Task — Copy every line of the entries that includes the word "matplotlib".
======== Data for the task
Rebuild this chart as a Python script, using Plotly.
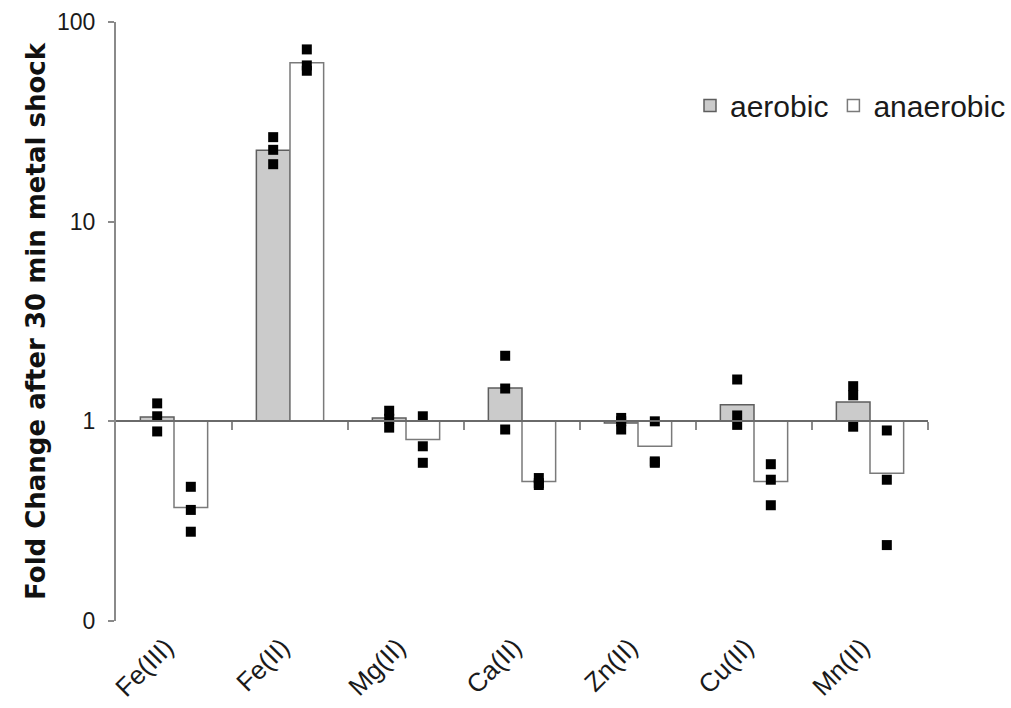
import plotly.graph_objects as go

# Metals tested and mean fold change (bars) per condition
metals = ["Fe(III)", "Fe(II)", "Mg(II)", "Ca(II)", "Zn(II)", "Cu(II)", "Mn(II)"]
aerobic_mean = [1.05, 22.8, 1.04, 1.47, 0.98, 1.21, 1.25]
anaerobic_mean = [0.37, 62.5, 0.81, 0.50, 0.75, 0.50, 0.55]

# Individual replicate measurements
aerobic_reps = [
    [1.23, 1.06, 0.89],
    [26.5, 22.9, 19.4],
    [1.13, 1.03, 0.93],
    [2.13, 1.46, 0.91],
    [1.04, 1.00, 0.91],
    [1.62, 1.07, 0.96],
    [1.50, 1.35, 0.94],
]
anaerobic_reps = [
    [0.47, 0.36, 0.28],
    [72.9, 60.6, 57.0],
    [1.06, 0.75, 0.62],
    [0.52, 0.49, 0.48],
    [1.00, 0.63, 0.62],
    [0.61, 0.51, 0.38],
    [0.90, 0.51, 0.24],
]

y_tick_vals = [0.1, 1, 10, 100]
y_tick_text = ["0", "1", "10", "100"]

FONT = "Arial, Liberation Sans, sans-serif"
TITLE_FONT = "DejaVu Sans, Arial, sans-serif"
BAR_W = 0.29          # width of one bar in category units
BASELINE = 1          # bars grow up/down from a fold change of 1

idx = list(range(len(metals)))

fig = go.Figure()

# Bars drawn from the baseline of 1 on the log axis
fig.add_trace(go.Bar(
    x=idx, y=[v - BASELINE for v in aerobic_mean], base=BASELINE,
    width=BAR_W, offset=-BAR_W, name="aerobic",
    marker=dict(color="#cbcbcb", line=dict(color="#5e5e5e", width=1.5)),
    hoverinfo="skip",
))
fig.add_trace(go.Bar(
    x=idx, y=[v - BASELINE for v in anaerobic_mean], base=BASELINE,
    width=BAR_W, offset=0, name="anaerobic",
    marker=dict(color="white", line=dict(color="#7a7a7a", width=1.5)),
    hoverinfo="skip",
))

# Replicate points centred on their bars
for reps, shift in ((aerobic_reps, -BAR_W / 2), (anaerobic_reps, BAR_W / 2)):
    xs, ys = [], []
    for i, vals in zip(idx, reps):
        xs += [i + shift] * len(vals)
        ys += vals
    fig.add_trace(go.Scatter(
        x=xs, y=ys, mode="markers", showlegend=False,
        marker=dict(symbol="square", size=10, color="black"),
    ))

# Invisible helper trace that carries the category labels axis
fig.add_trace(go.Scatter(
    x=idx, y=[BASELINE] * len(idx), xaxis="x2", mode="markers",
    marker=dict(opacity=0), showlegend=False, hoverinfo="skip",
))

fig.update_layout(
    width=1011, height=708,
    margin=dict(l=116, r=83, t=22, b=87, autoexpand=False),
    paper_bgcolor="white", plot_bgcolor="white",
    font=dict(family=FONT, color="#1a1a1a"),
    barmode="overlay",
    showlegend=True,
    legend=dict(
        orientation="h", xref="container", yref="container",
        x=1.0, xanchor="right", y=0.851, yanchor="middle",
        font=dict(size=30, color="#1a1a1a"), bgcolor="rgba(0,0,0,0)",
        itemwidth=30, traceorder="normal",
    ),
    xaxis=dict(
        range=[-0.5, len(metals) - 0.5],
        anchor="free", position=1 / 3, automargin=False,
        showline=True, linecolor="#6a6a6a", linewidth=2,
        tickvals=[i + 0.5 for i in idx], ticks="outside", ticklen=8,
        tickcolor="#8a8a8a", tickwidth=2,
        showticklabels=False, showgrid=False, zeroline=False,
    ),
    xaxis2=dict(
        overlaying="x", matches="x", anchor="y", side="bottom",
        automargin=False,
        tickvals=idx, ticktext=metals, tickangle=-45,
        tickfont=dict(size=26, family=FONT, color="#1a1a1a"),
        ticklabelshift=-8, ticklabelstandoff=5,
        showline=False, ticks="", showgrid=False, zeroline=False,
    ),
    yaxis=dict(
        type="log", range=[-1, 2], automargin=False,
        tickvals=y_tick_vals, ticktext=y_tick_text,
        tickfont=dict(size=23, color="#1a1a1a"),
        ticks="outside", ticklen=6, tickcolor="#8a8a8a", tickwidth=2,
        ticklabelstandoff=8,
        showline=True, linecolor="#8a8a8a", linewidth=2,
        showgrid=False, zeroline=False,
        title=dict(text="<b>Fold Change after 30 min metal shock</b>",
                   font=dict(size=26, family=TITLE_FONT, color="#111111"),
                   standoff=4),
    ),
)

fig.write_html("out.html")
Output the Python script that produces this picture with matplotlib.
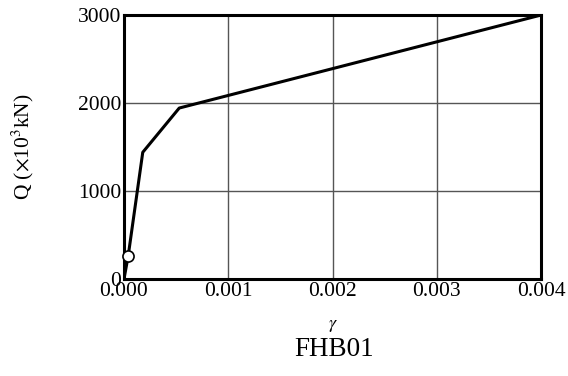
import matplotlib
matplotlib.use('Agg')
import matplotlib.pyplot as plt

# Shear force vs shear strain (FHB01)
gamma = [0.0, 0.00004, 0.00018, 0.00053, 0.004]
shear = [0, 260, 1440, 1943, 3000]
crack_gamma = [0.00004]
crack_shear = [260]

xticks = [0.000, 0.001, 0.002, 0.003, 0.004]
yticks = [0, 1000, 2000, 3000]

plt.rcParams['font.family'] = ['Liberation Serif', 'DejaVu Serif']
plt.rcParams['mathtext.fontset'] = 'stix'

fig = plt.figure(figsize=(5.68, 3.76), dpi=100)
ax = fig.add_axes([0.2183, 0.258, 0.7342, 0.702])

ax.plot(gamma, shear, color='black', linewidth=2.2, zorder=3)
ax.plot(crack_gamma, crack_shear, 'o', markersize=8, markerfacecolor='white',
        markeredgecolor='black', markeredgewidth=1.2, zorder=4, clip_on=False)

ax.set_xlim(0, 0.004)
ax.set_ylim(0, 3000)
ax.set_xticks(xticks)
ax.set_xticklabels([f'{v:.3f}' for v in xticks])
ax.set_yticks(yticks)
ax.set_yticklabels([str(v) for v in yticks])
ax.tick_params(length=0, labelsize=15.5, pad=2)
ax.grid(True, color='#555555', linewidth=1.0)
ax.set_axisbelow(True)
for s in ax.spines.values():
    s.set_linewidth(2.2)

ax.set_ylabel(r'Q ($\times$10$^3$kN)', fontsize=15.5, labelpad=30)
ax.set_xlabel(r'$\gamma$', fontsize=13, labelpad=12)
fig.text(0.588, 0.07, 'FHB01', fontsize=19.5, ha='center', va='center')

fig.savefig('out.png', dpi=100)
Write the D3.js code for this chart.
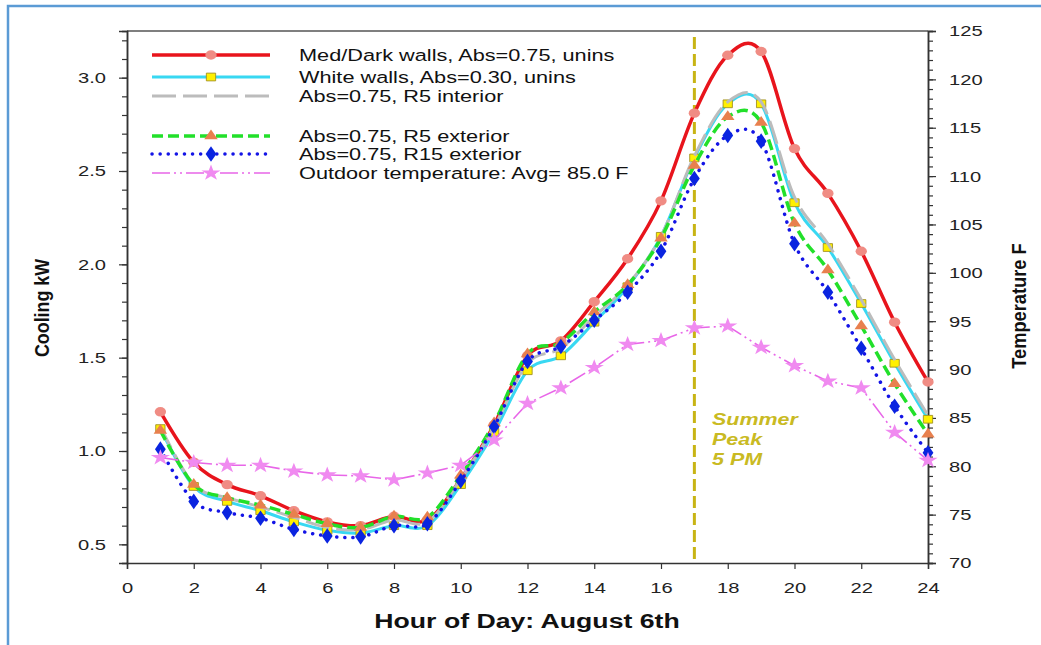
================
Output for this task —
Output the Python script that produces this picture with matplotlib.
import matplotlib
matplotlib.use('Agg')
import matplotlib.pyplot as plt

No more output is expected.